Indian envoy to the UN TS Tirumurti explained the country’s decision as a return to the path of diplomacy, welcoming the Russia-Ukraine dialogue at the Belarusian border.

India has abstained from voting on matters related to Russia thrice within a week, twice at the UNSC alone.

On Feb. 25, the UNSC proposed a resolution that “deplores in the strongest terms” Russia’s “aggression” against Ukraine. India abstained, and Russia vetoed both the votes. India stuck to its “dialogue over aggression” stand as justification. This was a repeat of two such votes in January.

India also chose to excuse itself from voting at the UN Human Rights Commission’s vote in Geneva yesterday (Feb. 28), which called for an urgent debate to investigate the alleged human rights violations in Ukraine. It was among the 13 countries, including Pakistan and the UAE, to abstain.
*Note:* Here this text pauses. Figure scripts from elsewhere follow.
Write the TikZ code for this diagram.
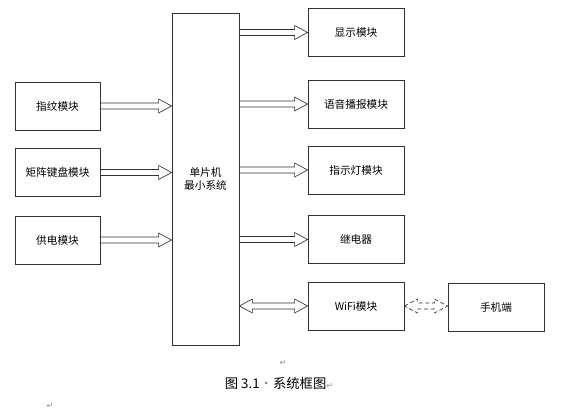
\documentclass[tikz,border=0pt]{standalone}
\usepackage{fontspec}
\newfontfamily\cjk{Noto Sans CJK SC}
\newfontfamily\symb{DejaVu Sans}
\usepackage{tikz}
\usetikzlibrary{positioning,calc}

% hollow block arrows, one head / two heads
\newcommand{\hollowarr}[3][]{%
  \draw[blockarrow,#1] let \p1=#2, \p2=#3 in
    (\x1,\y1+2.25pt) -- (\x2-9.75pt,\y1+2.25pt) -- (\x2-9.75pt,\y1+5.25pt) -- (\x2,\y1)
    -- (\x2-9.75pt,\y1-5.25pt) -- (\x2-9.75pt,\y1-2.25pt) -- (\x1,\y1-2.25pt);}
\newcommand{\hollowdarr}[3][]{%
  \draw[blockarrow,#1] let \p1=#2, \p2=#3 in
    (\x1,\y1) -- (\x1+9.75pt,\y1+5.25pt) -- (\x1+9.75pt,\y1+2.25pt) -- (\x2-9.75pt,\y1+2.25pt)
    -- (\x2-9.75pt,\y1+5.25pt) -- (\x2,\y1) -- (\x2-9.75pt,\y1-5.25pt) -- (\x2-9.75pt,\y1-2.25pt)
    -- (\x1+9.75pt,\y1-2.25pt) -- (\x1+9.75pt,\y1-5.25pt) -- cycle;}

\begin{document}
\begin{tikzpicture}[x=0.75pt,y=-0.75pt,
    box/.style={rectangle,draw=black!80,line width=0.6pt,minimum height=36pt,
      inner sep=1pt,font=\cjk\fontsize{8}{10}\selectfont},
    inbox/.style={box,minimum width=63.75pt},
    outbox/.style={box,minimum width=72pt},
    blockarrow/.style={draw=black!80,line width=0.5pt,line join=miter},
    pmark/.style={font=\symb\fontsize{6}{6}\selectfont,text=black!45}]
\useasboundingbox (0,0) rectangle (572,413);

% MCU
\node[box,minimum width=50.25pt,minimum height=249pt,align=center] (mcu) at (205.5,179)
  {单片机\\最小系统};

% Inputs
\node[inbox] (finger) at (57.5,106) {指纹模块};
\node[inbox] (keypad) at (57.5,172.5) {矩阵键盘模块};
\node[inbox] (power) at (57.5,240) {供电模块};

% Outputs
\node[outbox] (disp) at (356,32.5) {显示模块};
\node[outbox] (voice) at (356,104) {语音播报模块};
\node[outbox] (led) at (356,170) {指示灯模块};
\node[outbox] (relay) at (356,239.5) {继电器};
\node[outbox] (wifi) at (356,306) {WiFi模块};
\node[outbox] (phone) at (496,307.5) {手机端};

\hollowarr{(finger.east)}{(mcu.west |- finger.east)}
\hollowarr{(keypad.east)}{(mcu.west |- keypad.east)}
\hollowarr{(power.east)}{(mcu.west |- power.east)}

\hollowarr{(mcu.east |- disp.west)}{(disp.west)}
\hollowarr{(mcu.east |- voice.west)}{(voice.west)}
\hollowarr{(mcu.east |- led.west)}{(led.west)}
\hollowarr{(mcu.east |- relay.west)}{(relay.west)}
\hollowdarr{(mcu.east |- wifi.west)}{(wifi.west)}
\hollowdarr[dash pattern=on 3pt off 2pt]{(wifi.east)}{(wifi.east -| phone.west)}

% Caption
\node[pmark] (m1) at (283,363) {↵};
\node[font=\cjk\fontsize{10}{12}\selectfont] (cap) at (279,383)
  {图 3.1\textcolor{black!45}{·}系统框图\textcolor{black!45}{\symb\fontsize{6}{6}\selectfont ↵}};
\node[pmark] (m2) at (50,406) {↵};

\end{tikzpicture}
\end{document}
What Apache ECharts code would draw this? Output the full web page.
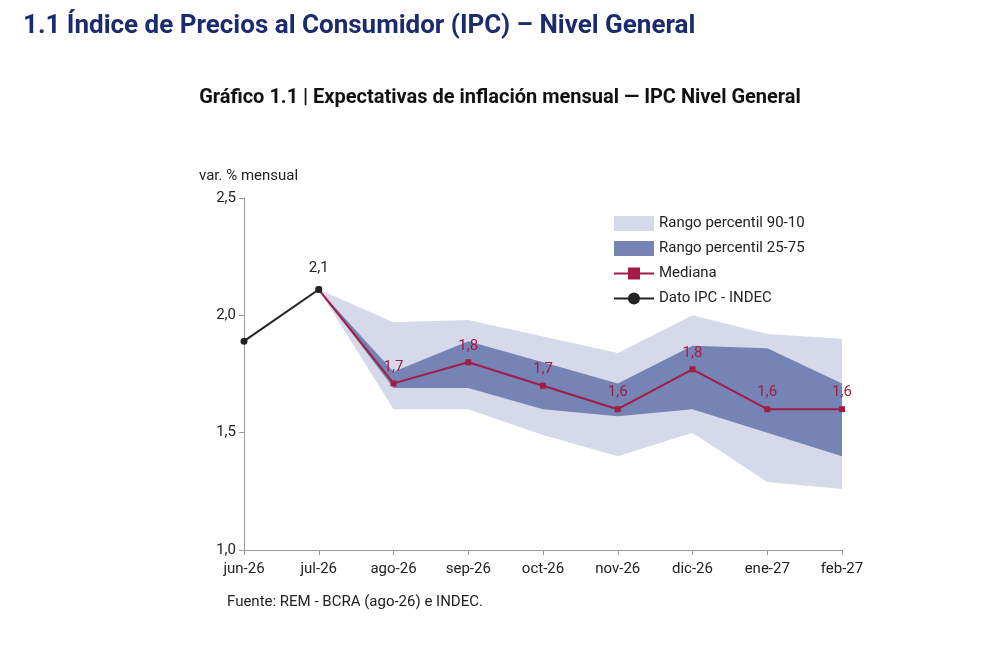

India’s stance is hardly a surprise, given its chosen middle-of-the-road approach to ties with Moscow and the West, including the US. It continues to urge Russia to de-escalate militarily, both at the UN and through a direct channel between prime minister Narendra Modi and president Vladimir Putin.

India’s stance has much to do with its own interests at the UNSC.

India’s own security concerns

The country has a chequered past at the UNSC, especially on the matter of Kashmir. In 1948, then prime minister Jawaharlal Nehru had approached the UN to recognise and respect India’s territorial integrity in Kashmir. This was done to counter the presence of Pakistani military troops in the region.

At the time, however, the UN instituted the UN Commission for India and Pakistan and resolved to hold a plebiscite in the region. This hurt India’s position and validated Pakistan’s, according to many experts.

“Our position (on Russia and Ukraine) is in our interest,” Asoke Mukerji, a former Indian ambassador and permanent representative to the UN in New York, told ThePrint. “We need to look at history and see what had happened with us back in 1948 when we took the issue of territorial integrity and sovereignty to the UNSC.”

In the same vein, it is also key for India to remember USSR’s stance on Jammu & Kashmir.

“The only P5 (permanent five) country that helped us on some of our most important concerns has been Russia,” Vijay Nambiar, India’s former permanent representative to the UN in New York, told ThePrint. “Russia has been our steady supporter in our national security concerns, particularly with regard to Jammu & Kashmir.”

Russia’s closeness with China, and, increasingly with Pakistan in recent years, however, is something India will be keeping a close eye on.